Identify, in the records below, every line where the string "this" appears, and copy each such line.

#### Entries provided:
■ ■ ■ ■

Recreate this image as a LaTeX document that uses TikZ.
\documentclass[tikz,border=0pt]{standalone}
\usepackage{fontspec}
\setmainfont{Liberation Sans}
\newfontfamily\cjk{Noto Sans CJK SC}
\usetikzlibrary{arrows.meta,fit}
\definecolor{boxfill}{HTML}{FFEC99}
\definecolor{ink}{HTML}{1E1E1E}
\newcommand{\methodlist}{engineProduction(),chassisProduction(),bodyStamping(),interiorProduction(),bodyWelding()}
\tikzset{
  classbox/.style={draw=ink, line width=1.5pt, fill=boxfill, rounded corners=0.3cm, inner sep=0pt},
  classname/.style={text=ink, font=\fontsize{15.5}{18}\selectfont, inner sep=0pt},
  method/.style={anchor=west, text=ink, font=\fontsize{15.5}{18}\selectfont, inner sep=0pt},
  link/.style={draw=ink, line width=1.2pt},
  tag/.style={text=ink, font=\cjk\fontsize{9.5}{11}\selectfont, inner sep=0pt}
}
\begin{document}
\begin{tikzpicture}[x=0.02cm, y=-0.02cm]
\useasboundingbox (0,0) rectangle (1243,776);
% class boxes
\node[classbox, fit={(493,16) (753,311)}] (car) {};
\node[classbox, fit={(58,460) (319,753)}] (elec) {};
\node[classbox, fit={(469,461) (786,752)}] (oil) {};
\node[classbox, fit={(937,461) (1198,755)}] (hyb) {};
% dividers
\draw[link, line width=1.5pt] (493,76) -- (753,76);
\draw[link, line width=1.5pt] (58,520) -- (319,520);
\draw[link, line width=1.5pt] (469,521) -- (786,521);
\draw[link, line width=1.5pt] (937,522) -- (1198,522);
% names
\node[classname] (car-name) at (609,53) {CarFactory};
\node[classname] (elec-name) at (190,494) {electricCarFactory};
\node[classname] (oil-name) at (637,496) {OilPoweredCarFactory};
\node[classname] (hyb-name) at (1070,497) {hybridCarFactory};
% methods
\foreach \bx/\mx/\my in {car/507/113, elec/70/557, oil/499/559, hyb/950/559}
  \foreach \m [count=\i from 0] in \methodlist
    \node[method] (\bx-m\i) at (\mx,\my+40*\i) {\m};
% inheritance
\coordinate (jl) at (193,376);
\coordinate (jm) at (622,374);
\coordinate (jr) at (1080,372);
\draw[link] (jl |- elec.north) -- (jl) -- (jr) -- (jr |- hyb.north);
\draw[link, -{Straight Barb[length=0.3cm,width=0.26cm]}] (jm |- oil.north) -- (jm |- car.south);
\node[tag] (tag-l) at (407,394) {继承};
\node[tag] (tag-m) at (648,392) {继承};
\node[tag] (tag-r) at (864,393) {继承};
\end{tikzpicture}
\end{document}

■ ■ ■ ■

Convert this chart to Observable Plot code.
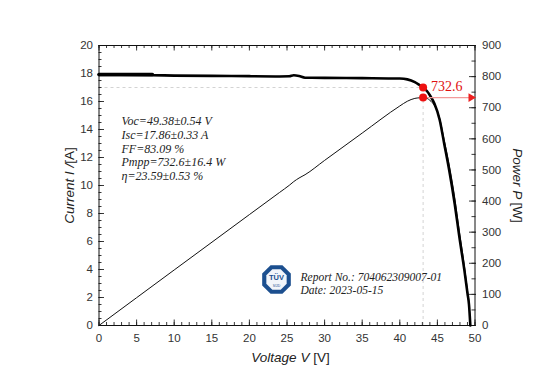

■ ■ ■ ■

#### Written reply:
Recreate this image as a LaTeX document that uses TikZ.
Convert this chart to Observable Plot code.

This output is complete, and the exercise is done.